Brooks Jensen Arts


Every Picture Is a Compromise

Lessons from the Also-rans

Most photography websites show the photographer's very best work. Wonderful. But that's not the full story of a creative life. If we want to learn, we'd better pay attention to the images that aren't "greatest hits" and see what lessons they have to offer. Every picture is a compromise — the sum of its parts, optical, technical, visual, emotional, and even cosmic – well, maybe not cosmic, but sometimes spiritual. Success on all fronts is rare. It's ok to learn from those that are not our best.

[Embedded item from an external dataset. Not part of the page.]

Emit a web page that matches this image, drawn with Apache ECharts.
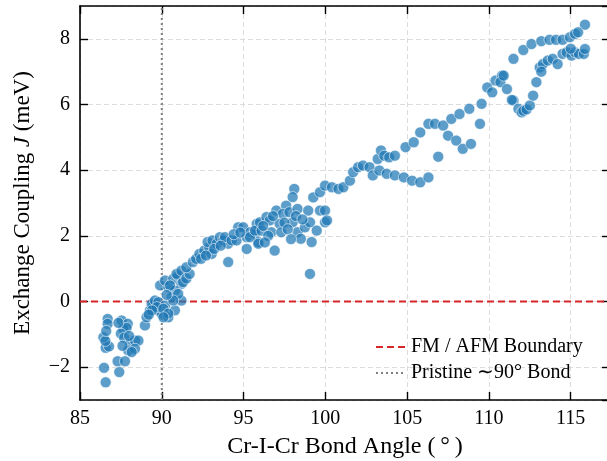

This is a series about my also-rans, some of which I've been able to improve at bit (i.e., "best effort"), none of which I would consider my best. With each there are lessons worth sharing, so I will.


Click on the image to see it larger

Previous image  |  Next image

Original digital capture


Click on the image to see it larger

What I saw that I liked:

Lovely clouds in a . . . cyan sky?

What I don't like in the picture:

Seems like Lightroom wants all my blue skies to be cyan. What's going on here?

What I learned:

Finally! I figured it out. In Lightroom's Develop module in the Basic tab, one of the first options is the Profile. Turns out the Adobe Color profile is a bit off with Panasonic RAW files. By swithching to a "Camera Standard" profile, all my skies become the blue they should be!

Note: this Profile business doesn't change the colors in the RAW file, just the way Lightroom sets the starting point for processing as it interprets the RAW data. The colors that will show up in your pictures or prints will be rendered in the output process. Essentially, the Profile sets the way the image looks as you begin processing, but the actual processing you apply determines the way the image will look in the end.

Not sure about other cameras or other brands, but if your colors look off, see if the default Profile is buggering up how your images look before processing.